═══ Working data
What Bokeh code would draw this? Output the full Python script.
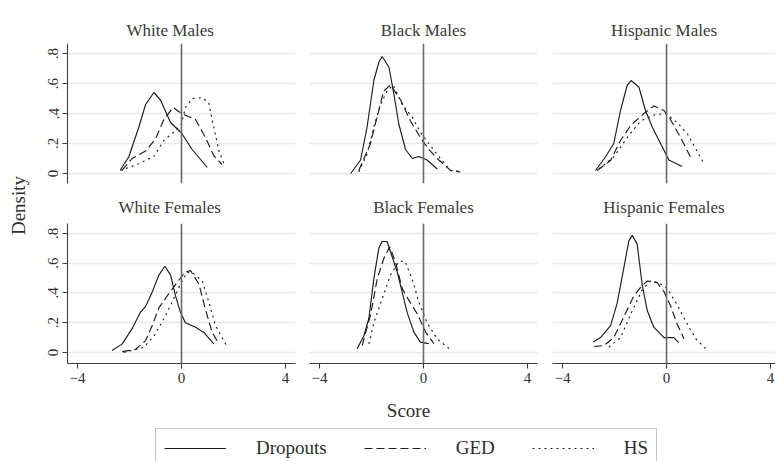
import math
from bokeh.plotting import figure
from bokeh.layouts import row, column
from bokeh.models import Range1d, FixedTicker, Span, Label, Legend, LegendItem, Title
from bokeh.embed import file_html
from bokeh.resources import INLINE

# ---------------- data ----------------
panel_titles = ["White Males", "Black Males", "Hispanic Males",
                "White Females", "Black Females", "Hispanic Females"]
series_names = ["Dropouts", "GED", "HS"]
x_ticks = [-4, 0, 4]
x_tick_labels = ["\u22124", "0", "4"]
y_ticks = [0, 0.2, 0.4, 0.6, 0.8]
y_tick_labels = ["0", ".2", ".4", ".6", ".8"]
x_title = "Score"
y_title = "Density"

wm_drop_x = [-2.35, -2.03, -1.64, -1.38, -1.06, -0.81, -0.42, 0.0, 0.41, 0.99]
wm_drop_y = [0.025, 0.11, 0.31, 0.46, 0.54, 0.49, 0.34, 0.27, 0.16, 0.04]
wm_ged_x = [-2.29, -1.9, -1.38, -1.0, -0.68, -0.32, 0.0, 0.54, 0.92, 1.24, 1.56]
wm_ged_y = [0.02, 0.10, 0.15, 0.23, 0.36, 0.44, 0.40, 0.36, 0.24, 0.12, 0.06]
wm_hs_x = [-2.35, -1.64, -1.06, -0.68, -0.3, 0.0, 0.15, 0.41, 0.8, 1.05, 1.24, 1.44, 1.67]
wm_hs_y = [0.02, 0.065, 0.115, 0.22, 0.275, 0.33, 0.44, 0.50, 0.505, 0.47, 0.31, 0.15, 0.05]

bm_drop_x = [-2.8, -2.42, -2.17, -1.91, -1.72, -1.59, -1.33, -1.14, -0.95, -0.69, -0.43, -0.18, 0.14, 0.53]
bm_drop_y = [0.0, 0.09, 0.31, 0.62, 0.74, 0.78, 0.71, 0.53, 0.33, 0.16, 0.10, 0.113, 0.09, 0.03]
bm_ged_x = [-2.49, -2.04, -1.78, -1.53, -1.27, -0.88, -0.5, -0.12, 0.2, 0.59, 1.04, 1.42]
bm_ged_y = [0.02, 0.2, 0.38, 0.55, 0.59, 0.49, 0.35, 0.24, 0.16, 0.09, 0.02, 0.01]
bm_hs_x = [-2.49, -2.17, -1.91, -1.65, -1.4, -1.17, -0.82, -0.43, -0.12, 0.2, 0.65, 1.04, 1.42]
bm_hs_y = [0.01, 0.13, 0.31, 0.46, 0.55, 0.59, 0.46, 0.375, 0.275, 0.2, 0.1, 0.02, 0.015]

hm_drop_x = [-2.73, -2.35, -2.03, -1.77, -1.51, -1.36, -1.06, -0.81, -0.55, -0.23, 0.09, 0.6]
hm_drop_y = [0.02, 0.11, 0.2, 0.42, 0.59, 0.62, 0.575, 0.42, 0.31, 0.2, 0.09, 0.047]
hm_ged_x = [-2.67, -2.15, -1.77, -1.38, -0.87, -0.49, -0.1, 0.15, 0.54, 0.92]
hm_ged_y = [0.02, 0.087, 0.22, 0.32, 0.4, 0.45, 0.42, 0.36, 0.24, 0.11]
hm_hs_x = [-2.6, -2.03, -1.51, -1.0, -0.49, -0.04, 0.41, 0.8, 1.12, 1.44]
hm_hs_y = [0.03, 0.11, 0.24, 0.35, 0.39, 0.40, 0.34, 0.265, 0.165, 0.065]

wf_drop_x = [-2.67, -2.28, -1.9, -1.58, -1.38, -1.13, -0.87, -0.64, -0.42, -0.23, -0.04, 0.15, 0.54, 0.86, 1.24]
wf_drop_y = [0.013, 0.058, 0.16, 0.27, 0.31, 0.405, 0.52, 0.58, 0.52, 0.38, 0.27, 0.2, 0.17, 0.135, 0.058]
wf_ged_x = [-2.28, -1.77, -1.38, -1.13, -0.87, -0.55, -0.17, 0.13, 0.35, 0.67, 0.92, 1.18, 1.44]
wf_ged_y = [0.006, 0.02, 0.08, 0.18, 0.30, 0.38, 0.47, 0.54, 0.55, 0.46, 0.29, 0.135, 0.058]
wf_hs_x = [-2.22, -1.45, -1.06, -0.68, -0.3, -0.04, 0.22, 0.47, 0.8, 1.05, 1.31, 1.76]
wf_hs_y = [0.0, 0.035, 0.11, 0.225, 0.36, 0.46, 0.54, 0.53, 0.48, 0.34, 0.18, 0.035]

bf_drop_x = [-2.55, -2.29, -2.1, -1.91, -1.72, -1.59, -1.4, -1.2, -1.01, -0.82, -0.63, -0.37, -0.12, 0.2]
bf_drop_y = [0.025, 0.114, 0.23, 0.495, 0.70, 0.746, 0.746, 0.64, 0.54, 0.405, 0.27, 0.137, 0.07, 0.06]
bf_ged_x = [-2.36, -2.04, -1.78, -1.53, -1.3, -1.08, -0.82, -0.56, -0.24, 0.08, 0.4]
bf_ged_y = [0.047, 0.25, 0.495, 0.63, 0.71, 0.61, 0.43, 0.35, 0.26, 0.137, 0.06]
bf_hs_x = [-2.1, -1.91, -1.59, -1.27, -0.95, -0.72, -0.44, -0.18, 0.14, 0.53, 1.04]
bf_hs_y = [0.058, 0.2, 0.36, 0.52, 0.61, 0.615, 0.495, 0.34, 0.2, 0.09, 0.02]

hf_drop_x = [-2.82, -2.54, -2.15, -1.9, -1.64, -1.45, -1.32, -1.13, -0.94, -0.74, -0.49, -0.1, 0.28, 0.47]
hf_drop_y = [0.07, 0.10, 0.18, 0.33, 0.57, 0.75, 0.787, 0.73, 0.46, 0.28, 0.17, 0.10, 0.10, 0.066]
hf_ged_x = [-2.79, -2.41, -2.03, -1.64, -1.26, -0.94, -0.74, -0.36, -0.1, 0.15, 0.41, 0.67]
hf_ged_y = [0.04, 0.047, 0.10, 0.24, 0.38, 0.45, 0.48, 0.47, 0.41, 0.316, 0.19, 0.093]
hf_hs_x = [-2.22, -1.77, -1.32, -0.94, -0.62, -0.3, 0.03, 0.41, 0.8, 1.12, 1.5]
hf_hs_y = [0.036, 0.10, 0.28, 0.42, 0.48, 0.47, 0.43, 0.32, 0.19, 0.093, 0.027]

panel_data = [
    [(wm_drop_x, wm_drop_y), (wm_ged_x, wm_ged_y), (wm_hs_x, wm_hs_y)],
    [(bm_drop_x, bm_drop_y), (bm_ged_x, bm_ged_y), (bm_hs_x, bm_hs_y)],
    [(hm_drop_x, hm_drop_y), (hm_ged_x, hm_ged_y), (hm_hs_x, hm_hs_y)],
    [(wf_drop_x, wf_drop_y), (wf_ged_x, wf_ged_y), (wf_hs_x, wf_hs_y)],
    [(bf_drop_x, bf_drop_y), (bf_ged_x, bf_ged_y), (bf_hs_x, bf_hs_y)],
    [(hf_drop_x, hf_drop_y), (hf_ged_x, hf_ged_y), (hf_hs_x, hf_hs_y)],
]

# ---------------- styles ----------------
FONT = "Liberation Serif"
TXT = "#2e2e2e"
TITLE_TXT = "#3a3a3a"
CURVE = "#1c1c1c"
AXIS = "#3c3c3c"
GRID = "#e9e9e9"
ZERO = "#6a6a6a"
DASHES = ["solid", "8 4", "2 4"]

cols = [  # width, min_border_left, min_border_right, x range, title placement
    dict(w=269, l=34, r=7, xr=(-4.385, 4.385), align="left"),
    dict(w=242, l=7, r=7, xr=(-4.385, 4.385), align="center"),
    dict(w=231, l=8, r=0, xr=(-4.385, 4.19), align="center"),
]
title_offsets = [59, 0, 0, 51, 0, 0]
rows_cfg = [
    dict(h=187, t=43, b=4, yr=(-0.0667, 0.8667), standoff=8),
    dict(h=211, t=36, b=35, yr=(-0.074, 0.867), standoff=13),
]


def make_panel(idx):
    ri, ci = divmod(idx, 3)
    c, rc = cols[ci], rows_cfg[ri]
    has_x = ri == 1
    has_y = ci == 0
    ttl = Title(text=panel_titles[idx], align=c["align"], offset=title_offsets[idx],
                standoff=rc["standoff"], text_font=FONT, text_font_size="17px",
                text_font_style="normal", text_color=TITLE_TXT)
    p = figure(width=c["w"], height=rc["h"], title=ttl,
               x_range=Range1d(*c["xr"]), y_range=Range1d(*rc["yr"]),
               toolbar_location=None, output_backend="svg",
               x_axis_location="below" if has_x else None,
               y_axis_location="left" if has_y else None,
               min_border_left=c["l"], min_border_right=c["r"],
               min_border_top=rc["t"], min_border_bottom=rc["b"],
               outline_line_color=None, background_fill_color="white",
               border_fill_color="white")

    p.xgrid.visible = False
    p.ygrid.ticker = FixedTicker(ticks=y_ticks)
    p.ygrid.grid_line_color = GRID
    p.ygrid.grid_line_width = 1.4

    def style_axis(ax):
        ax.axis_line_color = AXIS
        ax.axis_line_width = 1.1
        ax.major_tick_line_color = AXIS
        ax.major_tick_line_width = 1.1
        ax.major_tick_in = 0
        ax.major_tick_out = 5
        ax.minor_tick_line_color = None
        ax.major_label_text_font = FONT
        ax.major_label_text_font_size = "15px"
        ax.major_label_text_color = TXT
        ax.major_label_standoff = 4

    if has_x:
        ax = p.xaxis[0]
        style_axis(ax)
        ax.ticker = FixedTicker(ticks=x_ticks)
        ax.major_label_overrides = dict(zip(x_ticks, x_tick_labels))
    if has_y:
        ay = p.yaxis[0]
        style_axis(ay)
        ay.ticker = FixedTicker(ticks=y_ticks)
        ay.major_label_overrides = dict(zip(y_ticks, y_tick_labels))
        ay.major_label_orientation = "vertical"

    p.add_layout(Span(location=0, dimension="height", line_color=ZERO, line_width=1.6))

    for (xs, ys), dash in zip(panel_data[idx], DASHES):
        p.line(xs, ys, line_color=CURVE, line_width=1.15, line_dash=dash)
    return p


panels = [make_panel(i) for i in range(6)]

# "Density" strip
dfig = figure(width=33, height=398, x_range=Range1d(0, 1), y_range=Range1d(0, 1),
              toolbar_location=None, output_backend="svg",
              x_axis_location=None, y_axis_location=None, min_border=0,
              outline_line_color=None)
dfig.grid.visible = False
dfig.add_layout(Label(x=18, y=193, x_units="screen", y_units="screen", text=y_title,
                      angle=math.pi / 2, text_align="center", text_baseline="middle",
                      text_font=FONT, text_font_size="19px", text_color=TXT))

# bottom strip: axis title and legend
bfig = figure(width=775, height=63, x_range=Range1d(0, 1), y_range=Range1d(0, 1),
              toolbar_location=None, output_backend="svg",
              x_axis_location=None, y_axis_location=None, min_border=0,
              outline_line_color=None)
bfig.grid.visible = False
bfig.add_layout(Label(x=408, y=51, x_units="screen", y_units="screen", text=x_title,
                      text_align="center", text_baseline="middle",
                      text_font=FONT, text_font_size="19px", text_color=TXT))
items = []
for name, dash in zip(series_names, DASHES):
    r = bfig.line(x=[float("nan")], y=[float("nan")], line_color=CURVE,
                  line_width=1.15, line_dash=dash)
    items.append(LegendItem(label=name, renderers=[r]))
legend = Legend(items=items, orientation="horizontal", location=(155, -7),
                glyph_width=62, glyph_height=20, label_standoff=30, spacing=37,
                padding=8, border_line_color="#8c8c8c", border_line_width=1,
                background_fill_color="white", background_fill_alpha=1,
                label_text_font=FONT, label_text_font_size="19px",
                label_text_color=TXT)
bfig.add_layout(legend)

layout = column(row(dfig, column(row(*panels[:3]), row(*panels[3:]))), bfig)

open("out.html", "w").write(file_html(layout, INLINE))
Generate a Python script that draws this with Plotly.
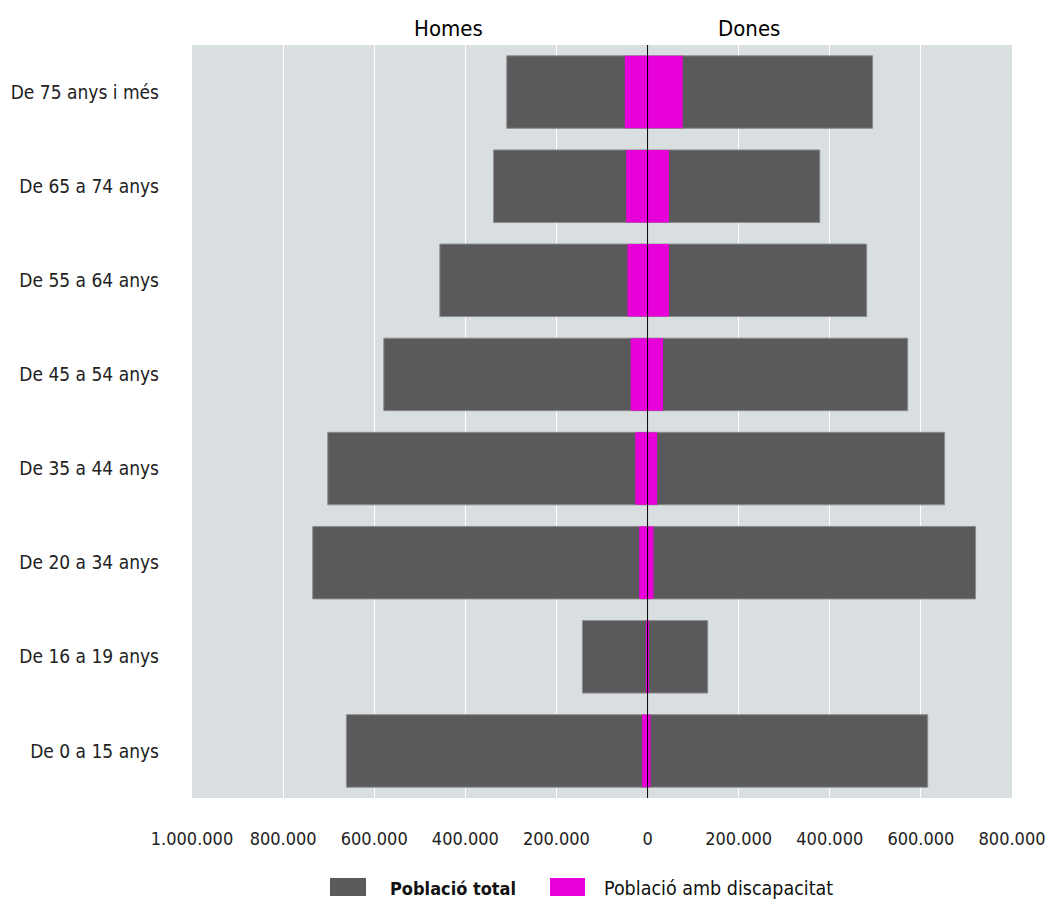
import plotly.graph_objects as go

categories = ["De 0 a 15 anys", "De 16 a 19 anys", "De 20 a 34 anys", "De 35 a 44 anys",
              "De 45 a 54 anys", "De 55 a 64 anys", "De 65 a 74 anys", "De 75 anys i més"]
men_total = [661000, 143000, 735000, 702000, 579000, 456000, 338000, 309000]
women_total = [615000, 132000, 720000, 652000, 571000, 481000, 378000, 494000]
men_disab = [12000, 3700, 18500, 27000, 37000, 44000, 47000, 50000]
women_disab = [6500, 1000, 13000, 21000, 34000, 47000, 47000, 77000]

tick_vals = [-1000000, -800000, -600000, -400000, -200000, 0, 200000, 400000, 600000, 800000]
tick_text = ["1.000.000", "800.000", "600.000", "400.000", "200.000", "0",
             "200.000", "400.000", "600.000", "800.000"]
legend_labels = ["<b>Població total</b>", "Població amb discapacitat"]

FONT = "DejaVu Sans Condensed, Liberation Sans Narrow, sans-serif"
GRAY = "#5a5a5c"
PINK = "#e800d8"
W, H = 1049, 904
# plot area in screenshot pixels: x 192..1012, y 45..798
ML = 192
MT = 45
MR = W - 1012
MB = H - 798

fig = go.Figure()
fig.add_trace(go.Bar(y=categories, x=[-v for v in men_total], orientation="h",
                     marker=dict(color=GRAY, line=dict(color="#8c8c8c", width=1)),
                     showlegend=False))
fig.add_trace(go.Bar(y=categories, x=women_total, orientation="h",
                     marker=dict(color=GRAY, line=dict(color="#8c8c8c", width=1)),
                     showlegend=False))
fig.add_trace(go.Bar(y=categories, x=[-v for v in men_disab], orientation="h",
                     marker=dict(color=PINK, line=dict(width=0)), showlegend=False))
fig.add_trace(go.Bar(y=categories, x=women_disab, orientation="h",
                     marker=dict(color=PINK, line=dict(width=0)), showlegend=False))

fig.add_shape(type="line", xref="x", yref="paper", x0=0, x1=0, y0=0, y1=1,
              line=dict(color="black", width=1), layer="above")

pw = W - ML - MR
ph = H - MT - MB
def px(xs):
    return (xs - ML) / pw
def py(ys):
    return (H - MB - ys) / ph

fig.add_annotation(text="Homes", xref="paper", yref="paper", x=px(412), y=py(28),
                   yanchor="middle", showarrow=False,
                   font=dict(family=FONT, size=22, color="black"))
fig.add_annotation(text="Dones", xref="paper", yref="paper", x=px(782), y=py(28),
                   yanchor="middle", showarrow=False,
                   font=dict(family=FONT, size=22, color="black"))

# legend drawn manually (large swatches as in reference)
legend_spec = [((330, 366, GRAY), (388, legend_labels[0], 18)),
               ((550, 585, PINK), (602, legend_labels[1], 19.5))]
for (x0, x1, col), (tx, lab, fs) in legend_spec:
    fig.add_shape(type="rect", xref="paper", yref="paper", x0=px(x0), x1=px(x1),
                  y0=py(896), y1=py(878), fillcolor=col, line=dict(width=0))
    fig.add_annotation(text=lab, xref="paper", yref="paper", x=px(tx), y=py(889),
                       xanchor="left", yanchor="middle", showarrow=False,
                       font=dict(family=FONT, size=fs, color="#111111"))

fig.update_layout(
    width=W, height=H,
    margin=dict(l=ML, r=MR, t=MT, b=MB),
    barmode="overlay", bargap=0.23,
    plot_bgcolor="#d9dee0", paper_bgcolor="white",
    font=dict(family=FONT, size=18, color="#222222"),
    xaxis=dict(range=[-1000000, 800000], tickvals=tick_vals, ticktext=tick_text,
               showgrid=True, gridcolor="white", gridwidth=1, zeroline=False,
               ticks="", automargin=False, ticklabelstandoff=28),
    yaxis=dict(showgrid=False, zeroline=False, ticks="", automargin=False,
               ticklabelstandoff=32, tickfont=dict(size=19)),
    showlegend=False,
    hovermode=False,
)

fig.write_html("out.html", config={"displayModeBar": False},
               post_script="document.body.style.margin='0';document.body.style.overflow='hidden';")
══════
Goal: Reproduce the material above exactly, first line through the line that contains "from bokeh.resources import INLINE", minus the pictures.

Output for this task:
What Bokeh code would draw this? Output the full Python script.
import math
from bokeh.plotting import figure
from bokeh.layouts import row, column
from bokeh.models import Range1d, FixedTicker, Span, Label, Legend, LegendItem, Title
from bokeh.embed import file_html
from bokeh.resources import INLINE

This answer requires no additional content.